Le deuxième mode d’accès au film est appelé " mode détaillé " et présente un ensemble de fonctionnalités supplémentaires grâce à un dispositif inédit dénommé " hyperfocus ". Nous disposons ainsi de la transcription intégrale de chaque document, texte pouvant être lu soit indépendamment de la vidéo soit de façon synchronisée avec elle. Et puis la navigation dans le film ne connaît quasiment pas de limite : on peut aller où on veut, quand on veut, et le point exact où l’on se rend est toujours précisément indiqué, ce qui est indispensable pour ne pas risquer de se perdre. D’ailleurs tout est fait pour que cette éventualité ne se produise pas. Un bouton " où suis-je " produit un sur-lignage de la phrase et du plan en courts. Un bandeau d’imagettes présente le découpage plan par plan de la séquence visionnée.

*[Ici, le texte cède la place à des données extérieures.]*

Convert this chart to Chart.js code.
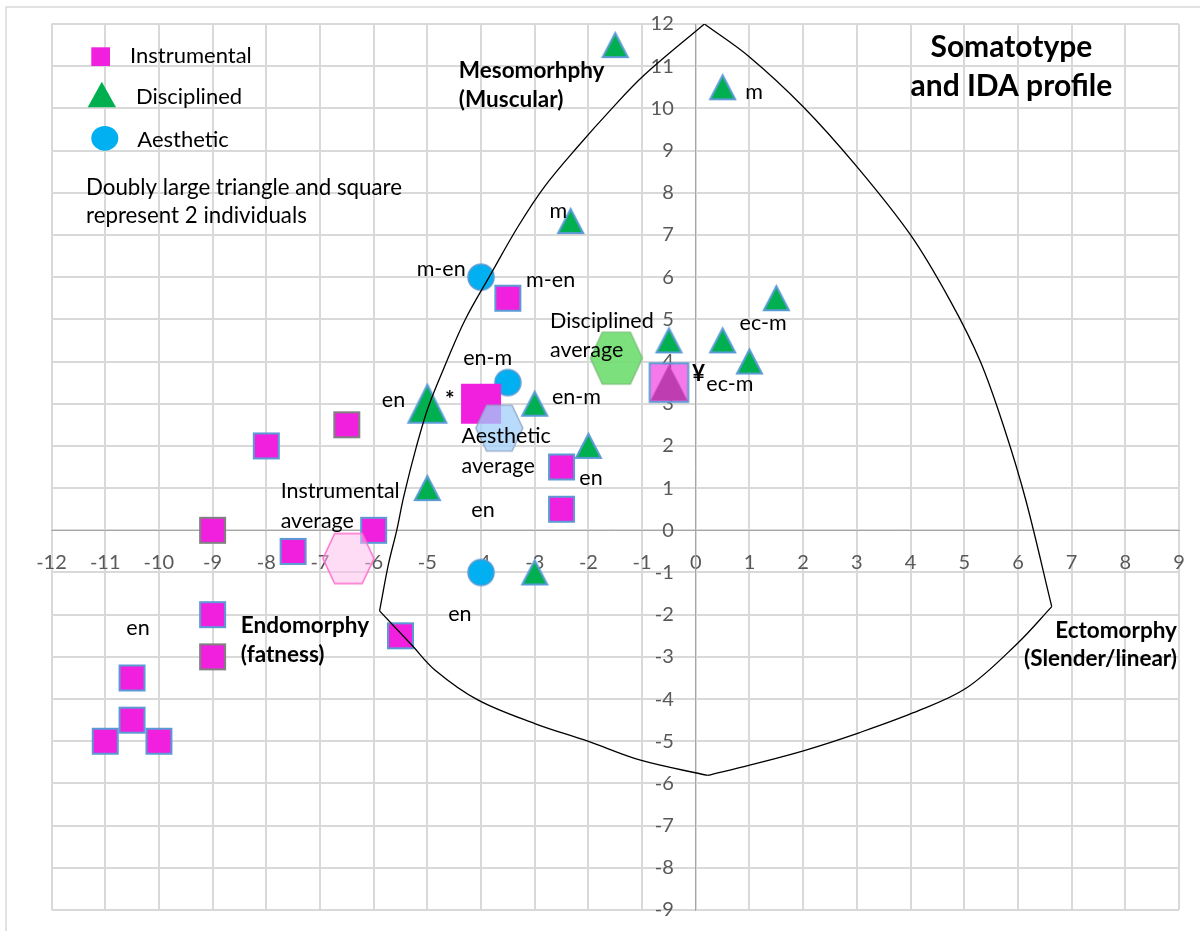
<!DOCTYPE html>
<html>
<head>
<meta charset="utf-8">
<title>Somatotype and IDA profile</title>
<script src="https://cdn.jsdelivr.net/npm/chart.js@4.4.1/dist/chart.umd.min.js"></script>
<style>
  html, body { margin: 0; padding: 0; background: #ffffff; }
  #wrap { width: 1200px; height: 931px; position: relative; }
</style>
</head>
<body>
<div id="wrap"><canvas id="chart"></canvas></div>
<script>
// ---- axis ranges ----
const xRange = [-12, 9];
const yRange = [-9, 12];

// ---- individuals by group (somatochart X, Y) ----
const instrumentalX = [-9, -8, -6.5, -6, -7.5, -9, -9, -10.5, -10.5, -11, -10, -5.5, -3.5, -2.5, -2.5];
const instrumentalY = [0, 2, 2.5, 0, -0.5, -2, -3, -3.5, -4.5, -5, -5, -2.5, 5.5, 1.5, 0.5];
const instrumentalPairX = [-4, -0.5];
const instrumentalPairY = [3, 3.5];

const disciplinedX = [-1.5, 0.5, -2.33, 1.5, -0.5, 0.5, 1, -3, -2, -5, -3];
const disciplinedY = [11.5, 10.5, 7.33, 5.5, 4.5, 4.5, 4, 3, 2, 1, -1];
const disciplinedPairX = [-5, -0.5];
const disciplinedPairY = [3, 3.5];

const aestheticX = [-4, -3.5, -4];
const aestheticY = [6, 3.5, -1];

// ---- group averages ----
const averageGroups = ['Instrumental', 'Disciplined', 'Aesthetic'];
const averageX = [-6.47, -1.48, -3.66];
const averageY = [-0.67, 4.08, 2.42];

// ---- somatochart outline, four arcs ----
const outlineRightX = [0.16, 1, 2, 3, 4, 4.73, 5.3, 5.75, 6.15, 6.63];
const outlineRightY = [12, 11.22, 10.04, 8.62, 7.0, 5.46, 4.0, 2.4, 0.7, -1.81];
const outlineLowRightX = [6.63, 6.0, 5.04, 4.04, 3.04, 2.02, 1.02, 0.22];
const outlineLowRightY = [-1.81, -2.67, -3.74, -4.33, -4.8, -5.22, -5.56, -5.81];
const outlineLowLeftX = [0.22, -1.03, -2.01, -3.0, -4.06, -4.86, -5.29, -5.89];
const outlineLowLeftY = [-5.81, -5.45, -5.0, -4.58, -4.02, -3.31, -2.72, -1.91];
const outlineLeftX = [-5.89, -5.72, -5.57, -5.44, -5.2, -4.98, -4.64, -4.3, -3.81, -3.31, -2.82, -2.2, -1.59, -0.96, 0.16];
const outlineLeftY = [-1.91, -0.78, 0, 0.8, 2, 2.93, 4.0, 4.98, 6.09, 7.2, 8.14, 9.09, 9.96, 10.79, 12];

// ---- styling ----
const FONT = 'Lato, "Open Sans", "DejaVu Sans", sans-serif';
const MAGENTA = 'rgb(240,32,222)';
const GREEN = 'rgb(0,176,80)';
const CYAN = 'rgb(0,176,240)';
const EDGE_BLUE = 'rgb(91,155,213)';
const EDGE_GREY = 'rgb(128,128,128)';
const Y_LABEL_GAP = 22;                  // space between value axis and its numbers
const greyEdged = new Set([0, 2, 6]);   // instrumental markers outlined in grey

const zip = (xs, ys) => xs.map((x, i) => ({ x, y: ys[i] }));

// marker sprites drawn once and handed to Chart.js as point styles
function sprite(shape, w, h, fill, stroke, lw) {
  const pad = Math.ceil(lw || 0) + 2;
  const c = document.createElement('canvas');
  c.width = Math.round(w + 2 * pad);
  c.height = Math.round(h + 2 * pad);
  const g = c.getContext('2d');
  const cx = c.width / 2, cy = c.height / 2;
  g.beginPath();
  if (shape === 'square') {
    g.rect(cx - w / 2, cy - h / 2, w, h);
  } else if (shape === 'triangle') {
    g.moveTo(cx, cy - h / 2);
    g.lineTo(cx + w / 2, cy + h / 2);
    g.lineTo(cx - w / 2, cy + h / 2);
    g.closePath();
  } else if (shape === 'circle') {
    g.ellipse(cx, cy, w / 2, h / 2, 0, 0, Math.PI * 2);
  } else if (shape === 'hexagon') {
    const e = w * 0.27;
    g.moveTo(cx - w / 2, cy);
    g.lineTo(cx - e, cy - h / 2);
    g.lineTo(cx + e, cy - h / 2);
    g.lineTo(cx + w / 2, cy);
    g.lineTo(cx + e, cy + h / 2);
    g.lineTo(cx - e, cy + h / 2);
    g.closePath();
  }
  g.fillStyle = fill;
  g.fill();
  if (stroke && lw) {
    g.lineWidth = lw;
    g.strokeStyle = stroke;
    g.lineJoin = 'miter';
    g.stroke();
  }
  return c;
}

const sqBlue = sprite('square', 25, 25, MAGENTA, EDGE_BLUE, 2);
const sqGrey = sprite('square', 25, 25, MAGENTA, EDGE_GREY, 2);
const sqPairSolid = sprite('square', 40, 40, MAGENTA);
const sqPairSoft = sprite('square', 38.5, 38.5, 'rgba(240,32,222,0.6)', EDGE_BLUE, 2);
const triSmall = sprite('triangle', 25, 24, GREEN, EDGE_BLUE, 2);
const triPair = sprite('triangle', 38, 38, GREEN, EDGE_BLUE, 2);
const triPairInside = sprite('triangle', 37, 36, 'rgb(190,62,178)');
const dot = sprite('circle', 26, 26, CYAN, EDGE_BLUE, 1.5);
const hexes = [
  sprite('hexagon', 51, 50, 'rgba(255,185,235,0.5)', 'rgb(255,110,205)', 1.5),
  sprite('hexagon', 52, 52, 'rgba(110,222,110,0.9)', 'rgb(120,185,120)', 1.2),
  sprite('hexagon', 47, 46, 'rgba(160,205,250,0.75)', 'rgb(140,160,190)', 1.2)
];

const outlineSet = (xs, ys) => ({
  data: zip(xs, ys),
  showLine: true,
  borderColor: '#000000',
  borderWidth: 1.3,
  pointRadius: 0,
  tension: 0.35,
  fill: false,
  order: 0
});

// ---- text placed in chart units ----
const notes = [
  { t: 'Mesomorhphy', x: -4.413, y: 10.713, b: true },
  { t: '(Muscular)', x: -4.413, y: 10.026, b: true },
  { t: 'Somatotype', x: 5.878, y: 11.226, b: true, s: 30, a: 'center' },
  { t: 'and IDA profile', x: 5.878, y: 10.301, b: true, s: 30, a: 'center' },
  { t: 'm', x: 0.923, y: 10.216 },
  { t: 'm', x: -2.726, y: 7.395 },
  { t: 'm-en', x: -5.199, y: 6.028 },
  { t: 'm-en', x: -3.16, y: 5.774 },
  { t: 'Disciplined', x: -2.715, y: 4.788 },
  { t: 'average', x: -2.715, y: 4.1 },
  { t: 'ec-m', x: 0.816, y: 4.748 },
  { t: 'en-m', x: -4.333, y: 3.918 },
  { t: '¥', x: -0.069, y: 3.539, b: true },
  { t: 'ec-m', x: 0.197, y: 3.309 },
  { t: 'en', x: -5.848, y: 2.93 },
  { t: '*', x: -4.673, y: 2.922, b: true },
  { t: 'en-m', x: -2.678, y: 2.987 },
  { t: 'Aesthetic', x: -4.365, y: 2.062 },
  { t: 'average', x: -4.365, y: 1.351 },
  { t: 'en', x: -2.169, y: 1.067 },
  { t: 'en', x: -4.18, y: 0.322 },
  { t: 'Instrumental', x: -7.732, y: 0.758 },
  { t: 'average', x: -7.732, y: 0.047 },
  { t: 'en', x: -4.612, y: -2.143 },
  { t: 'en', x: -10.606, y: -2.482 },
  { t: 'Endomorphy', x: -8.474, y: -2.441, b: true },
  { t: '(fatness)', x: -8.474, y: -3.114, b: true },
  { t: 'Ectomorphy', x: 8.962, y: -2.56, b: true, a: 'right' },
  { t: '(Slender/linear)', x: 8.962, y: -3.216, b: true, a: 'right' }
];

const framePlugin = {
  id: 'frame',
  beforeDraw(chart) {
    const ctx = chart.ctx;
    ctx.save();
    ctx.fillStyle = '#ffffff';
    ctx.fillRect(0, 0, chart.width, chart.height);
    ctx.strokeStyle = '#d9d9d9';
    ctx.lineWidth = 1.5;
    ctx.beginPath();
    ctx.moveTo(6, chart.height);
    ctx.lineTo(6, 7);
    ctx.lineTo(chart.width, 7);
    ctx.stroke();
    ctx.restore();

    // a value axis pinned at x = 0 ignores ticks.padding, so open the gap here
    const ys = chart.scales.y;
    ys.getLabelItems().forEach(item => {
      if (!item._shifted) {
        item.options.translation[0] -= Y_LABEL_GAP;
        item._shifted = true;
      }
    });
  }
};

const notesPlugin = {
  id: 'notes',
  afterDatasetsDraw(chart) {
    const ctx = chart.ctx;
    const sx = chart.scales.x, sy = chart.scales.y;
    ctx.save();
    ctx.fillStyle = '#000000';
    ctx.textBaseline = 'alphabetic';
    notes.forEach(n => {
      ctx.font = (n.b ? 'bold ' : '') + (n.s || (n.b ? 22.5 : 21.5)) + 'px ' + FONT;
      ctx.textAlign = n.a || 'left';
      ctx.fillText(n.t, sx.getPixelForValue(n.x), sy.getPixelForValue(n.y));
    });

    // key in the upper-left corner
    ctx.textAlign = 'left';
    ctx.font = '22px ' + FONT;
    ctx.fillStyle = MAGENTA;
    ctx.fillRect(91.3, 47.3, 18.7, 18.7);
    ctx.fillStyle = GREEN;
    ctx.beginPath();
    ctx.moveTo(101.8, 81.7); ctx.lineTo(116, 107.3); ctx.lineTo(87.7, 107.3); ctx.closePath();
    ctx.fill();
    ctx.fillStyle = CYAN;
    ctx.beginPath();
    ctx.ellipse(104.8, 138.3, 13.5, 12.4, 0, 0, Math.PI * 2);
    ctx.fill();
    ctx.fillStyle = '#000000';
    ctx.fillText('Instrumental', 130, 63.3);
    ctx.fillText('Disciplined', 136, 104.3);
    ctx.fillText('Aesthetic', 137.3, 146.7);
    ctx.font = '22.3px ' + FONT;
    ctx.fillText('Doubly large triangle and square', 86, 195);
    ctx.fillText('represent 2 individuals', 86, 223.3);
    ctx.restore();
  }
};

// centred axes should not push the plot area inwards
const noEdgePadding = scale => {
  scale.paddingTop = 0;
  scale.paddingBottom = 0;
  scale.paddingLeft = 0;
  scale.paddingRight = 0;
};

new Chart(document.getElementById('chart'), {
  type: 'scatter',
  data: {
    datasets: [
      outlineSet(outlineRightX, outlineRightY),
      outlineSet(outlineLowRightX, outlineLowRightY),
      outlineSet(outlineLowLeftX, outlineLowLeftY),
      outlineSet(outlineLeftX, outlineLeftY),
      {
        label: 'Averages',
        data: zip(averageX, averageY),
        pointStyle: averageGroups.map((g, i) => hexes[i]),
        pointRadius: 20,
        order: 1
      },
      {
        label: 'Disciplined (2 individuals)',
        data: zip(disciplinedPairX, disciplinedPairY),
        pointStyle: [triPair, triPairInside],
        pointRadius: 20,
        order: 2
      },
      {
        label: 'Instrumental (2 individuals)',
        data: zip(instrumentalPairX, instrumentalPairY),
        pointStyle: [sqPairSolid, sqPairSoft],
        pointRadius: 20,
        order: 3
      },
      {
        label: 'Disciplined',
        data: zip(disciplinedX, disciplinedY),
        pointStyle: triSmall,
        pointRadius: 14,
        order: 4
      },
      {
        label: 'Instrumental',
        data: zip(instrumentalX, instrumentalY),
        pointStyle: instrumentalX.map((_, i) => greyEdged.has(i) ? sqGrey : sqBlue),
        pointRadius: 14,
        order: 5
      },
      {
        label: 'Aesthetic',
        data: zip(aestheticX, aestheticY),
        pointStyle: dot,
        pointRadius: 14,
        order: 6
      }
    ]
  },
  options: {
    responsive: true,
    maintainAspectRatio: false,
    animation: false,
    events: [],
    layout: { padding: { left: 51.5, top: 24, right: 16, bottom: 21 } },
    plugins: { legend: { display: false }, tooltip: { enabled: false } },
    scales: {
      x: {
        type: 'linear',
        min: xRange[0], max: xRange[1],
        position: { y: 0 },
        afterFit: noEdgePadding,
        grid: { color: '#d9d9d9', lineWidth: 2, drawTicks: false },
        border: { color: '#a6a6a6', width: 1 },
        ticks: {
          stepSize: 1, autoSkip: false, maxRotation: 0, padding: 20,
          color: '#595959', font: { family: FONT, size: 20 }
        }
      },
      y: {
        type: 'linear',
        min: yRange[0], max: yRange[1],
        position: { x: 0 },
        afterFit: noEdgePadding,
        grid: { color: '#d9d9d9', lineWidth: 2, drawTicks: false },
        border: { color: '#a6a6a6', width: 1 },
        ticks: {
          stepSize: 1, autoSkip: false,
          color: '#595959', font: { family: FONT, size: 20 }
        }
      }
    }
  },
  plugins: [framePlugin, notesPlugin]
});
</script>
</body>
</html>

L’ensemble de ces possibilités de navigation et de consultation est complétée par des outils tout aussi perfectionnés d’appropriation personnelle des contenus. Il est ainsi possible d’éditer des extraits personnels, de définir les plans précis de début et de fin de chacun, de les renommer, de les copier et de les exporter par exemple dans son propre traitement de texte. Un simple cliquer-glisser permet aussi de faire un quasi-montage puisqu’il est possible de choisir l’ordre dans lequel ces extraits seront ensuite visionnés. Bref on en vient à se dire que toutes ces fonctionnalités doivent pouvoir rendre bien des services aussi bien au spécialiste, qu’à l’enseignant et aux étudiants et que décidément le multimédia a bien des ressources à nous offrir, même si rares seront sans doute ceux qui les utiliseront toutes dans la plénitude de leurs possibilités.
Ce DVD a déjà fait une belle moisson de prix : le prix sciences du Möbius France et le prix spécial du jury au Möbius International à Pékin en 2001. Il est en outre Reconnu d’Intérêt Pédagogique par le Ministère de l’Éducation. Ce qui est une juste reconnaissance de ses très grandes qualités.